EDIT: The following answer was not correct, as pointed out in the comments (though the false part is now deleted). At least it shows that there cannot be a finite collection of functions with the demanded property, but the infinite case is still open:
$\textbf{Claim}$: Let $A \subset \mathbb{R}$ of continuum size and let $f: A \to \mathbb{R}$ then there exist $\mathcal{c}$ (contiuum size) many subsets of $A$ of size $\mathcal{c}$ such that for each such $X$, $f(X) \neq \mathbb{R}$.

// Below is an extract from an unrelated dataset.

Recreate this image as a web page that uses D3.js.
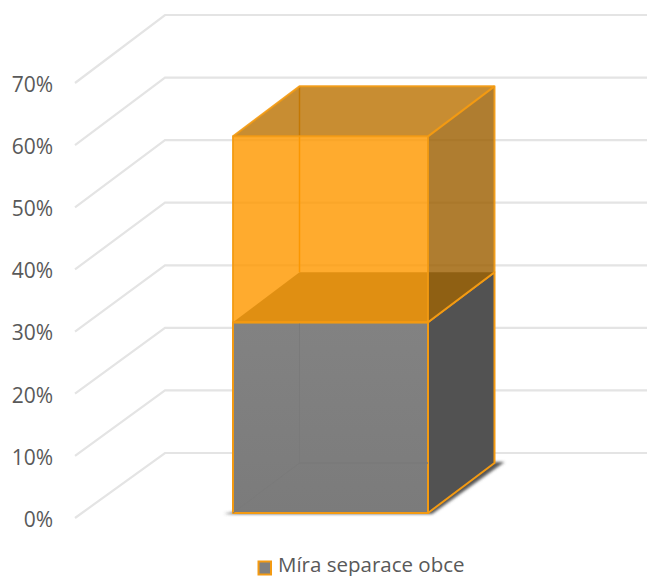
<!DOCTYPE html>
<html>
<head>
<meta charset="utf-8">
<script src="https://cdn.jsdelivr.net/npm/d3@7"></script>
<style>
html, body { margin: 0; padding: 0; background: #fff; }
svg { display: block; }
text { font-family: "Open Sans", sans-serif; fill: #595959; }
</style>
</head>
<body>
<script>
var tickValues = [0, 0.1, 0.2, 0.3, 0.4, 0.5, 0.6, 0.7];
var categories = ["Obec"];
var seriesNames = ["Míra separace obce", "Zbývá do cíle"];
var seriesValues = [[0.306], [0.298]];
var legendLabels = ["Míra separace obce"];

var width = 647, height = 576;

var svg = d3.select("body").append("svg")
    .attr("width", width)
    .attr("height", height);

var defs = svg.append("defs");
defs.append("filter").attr("id", "soft")
    .append("feGaussianBlur").attr("stdDeviation", 0.6);
defs.append("filter").attr("id", "shadow")
    .attr("x", "-10%").attr("y", "-30%").attr("width", "120%").attr("height", "160%")
    .append("feGaussianBlur").attr("stdDeviation", 1.6);
var grad = defs.append("linearGradient").attr("id", "greyFront")
    .attr("x1", 0).attr("y1", 0).attr("x2", 0).attr("y2", 1);
grad.append("stop").attr("offset", "0%").attr("stop-color", "#828282");
grad.append("stop").attr("offset", "100%").attr("stop-color", "#7b7b7b");

// front edge of the wall, back edge of the wall, front plane of the bar
var yFront = d3.scaleLinear().domain([0, 0.7]).range([518, 83]);
var yBack = d3.scaleLinear().domain([0, 0.7]).range([453, 15]);
var yBar = d3.scaleLinear().domain([0, 0.7]).range([513, 76.5]);

var x = d3.scaleBand().domain(categories).range([233, 428]);
var wallDepth = {dx: 90};
var barDepth = {dx: 66.5, dy: -50};

// gridlines
var grid = svg.append("g").attr("class", "grid")
    .attr("fill", "none")
    .attr("stroke", "#e4e4e4")
    .attr("stroke-width", 2.2)
    .attr("filter", "url(#soft)");

grid.selectAll("polyline")
    .data(tickValues)
    .enter().append("polyline")
    .attr("points", function(d) {
        return [[75, yFront(d)], [75 + wallDepth.dx, yBack(d)], [width, yBack(d)]].join(" ");
    });

// value labels
var yAxis = d3.axisLeft(yFront)
    .tickValues(tickValues)
    .tickSize(0)
    .tickPadding(0)
    .tickFormat(d3.format(".0%"));

var axisG = svg.append("g")
    .attr("class", "y axis")
    .attr("transform", "translate(53,0)")
    .call(yAxis);
axisG.select(".domain").remove();
axisG.selectAll("text").style("font-size", "21px").attr("dy", "0.4em");

// bar faces
var stackData = [{}];
seriesNames.forEach(function(s, i) { stackData[0][s] = seriesValues[i][0]; });
var layers = d3.stack().keys(seriesNames)(stackData);

var x0 = x(categories[0]), x1 = x0 + x.bandwidth();

function face(pts) { return pts.join(" "); }
function front(lo, hi) { return face([[x0, yBar(lo)], [x1, yBar(lo)], [x1, yBar(hi)], [x0, yBar(hi)]]); }
function right(lo, hi) {
    return face([[x1, yBar(lo)], [x1 + barDepth.dx, yBar(lo) + barDepth.dy],
                 [x1 + barDepth.dx, yBar(hi) + barDepth.dy], [x1, yBar(hi)]]);
}
function cap(v) {
    return face([[x0, yBar(v)], [x1, yBar(v)],
                 [x1 + barDepth.dx, yBar(v) + barDepth.dy], [x0 + barDepth.dx, yBar(v) + barDepth.dy]]);
}

var lower = layers[0][0], upper = layers[1][0];
var edge = "#f39a12";

var bar = svg.append("g").attr("class", "bar").attr("stroke-linejoin", "round");

// shadow on the floor
bar.append("polygon")
    .attr("points", face([[x0 - 9, yBar(0) + 1], [x1 + 4, yBar(0) + 1],
        [x1 + barDepth.dx + 10, yBar(0) + barDepth.dy - 1], [x1 + barDepth.dx - 8, yBar(0) + barDepth.dy - 1]]))
    .attr("fill", "#555")
    .attr("filter", "url(#shadow)");

// lower box
bar.append("polygon").attr("points", right(lower[0], lower[1]))
    .attr("fill", "#525252").attr("stroke", edge).attr("stroke-width", 2);
bar.append("polygon").attr("points", front(lower[0], lower[1]))
    .attr("fill", "url(#greyFront)").attr("stroke", edge).attr("stroke-width", 2);

// inner edges seen through the grey front
bar.append("polyline")
    .attr("points", face([[x0, yBar(0)], [x0 + barDepth.dx, yBar(0) + barDepth.dy],
        [x1, yBar(0) + barDepth.dy], [x0 + barDepth.dx, yBar(0) + barDepth.dy], [x0 + barDepth.dx, yBar(lower[1])]]))
    .attr("fill", "none").attr("stroke", "#7a7a7a").attr("stroke-width", 1);

// upper box, see through
bar.append("polygon").attr("points", cap(upper[0])).attr("fill", "#556666");
bar.append("line")
    .attr("x1", x0 + barDepth.dx).attr("x2", x0 + barDepth.dx)
    .attr("y1", yBar(upper[0]) + barDepth.dy).attr("y2", yBar(upper[1]) + barDepth.dy)
    .attr("stroke", "#e89008").attr("stroke-width", 1.5);
bar.append("polygon").attr("points", right(upper[0], upper[1]))
    .attr("fill", "#9d5f00").attr("fill-opacity", 0.81);
bar.append("polygon").attr("points", cap(upper[1]))
    .attr("fill", "#bb7302").attr("fill-opacity", 0.81);
bar.append("polygon").attr("points", front(upper[0], upper[1]))
    .attr("fill", "#ff9800").attr("fill-opacity", 0.82);

// orange edges on top
bar.append("polyline")
    .attr("points", face([[x0, yBar(upper[0])], [x1, yBar(upper[0])], [x1 + barDepth.dx, yBar(upper[0]) + barDepth.dy]]))
    .attr("fill", "none").attr("stroke", edge).attr("stroke-width", 2);
bar.append("polygon").attr("points", front(upper[0], upper[1]))
    .attr("fill", "none").attr("stroke", edge).attr("stroke-width", 2).attr("stroke-opacity", 0.9);
bar.append("polyline")
    .attr("points", face([[x0, yBar(upper[1])], [x0 + barDepth.dx, yBar(upper[1]) + barDepth.dy],
        [x1 + barDepth.dx, yBar(upper[1]) + barDepth.dy], [x1 + barDepth.dx, yBar(upper[0]) + barDepth.dy]]))
    .attr("fill", "none").attr("stroke", edge).attr("stroke-width", 2).attr("stroke-opacity", 0.9);
bar.append("line")
    .attr("x1", x1).attr("y1", yBar(upper[1]))
    .attr("x2", x1 + barDepth.dx).attr("y2", yBar(upper[1]) + barDepth.dy)
    .attr("stroke", edge).attr("stroke-width", 2);

// legend
var legend = svg.append("g").attr("class", "legend").attr("transform", "translate(258,561)");
legend.selectAll("rect").data(legendLabels).enter().append("rect")
    .attr("x", 0.5).attr("y", 0.5).attr("width", 12.5).attr("height", 13)
    .attr("fill", "#808080").attr("stroke", edge).attr("stroke-width", 2);
legend.selectAll("text").data(legendLabels).enter().append("text")
    .attr("x", 20).attr("y", 10.5)
    .style("font-size", "20.5px")
    .text(function(d) { return d; });
</script>
</body>
</html>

$\textit{Proof}$: Consider a partition $P$ of $A$ of size $\mathcal{c}$ such that each element of $P$ has size $\mathcal{c}$. If for $\mathcal{c}$-many elements of $P$ $f(X) \neq \mathbb{R}$ then we are finished thus we may assume w.l.o.g that for each $X \in P$ $f(X) = \mathbb{R}$. Then we can pick for each $r \in A$ and each $X_i \in P$ an $x_i \in X_i$ such that $f(x_i) = r$. Thus we obtain for each $r \in$ $A$ a set $Y_r \subset \mathbb{R}$ of size $\mathcal{c}$ such that $f(Y_r) \neq \mathbb{R}$.
Now let $f_1, f_2,..$ be an arbitrary sequence of functions from $\mathbb{R}$ to $\mathbb{R}$. By our claim there is a set $A_1$ of continuum size such that $f(A_1) \neq \mathbb{R}$. Then using our claim again there exists an $A_2 \subset A_1$ such that $f_2(A_2) \neq \mathbb{R}$, and an $A_3 \subset A_2$ and so on.
Thus if $f_1,...,f_n$ are real valued functions, then there is a set $A$ of continuum size such that $f_i (A) \neq \mathbb{R}$ for each $i \le n$.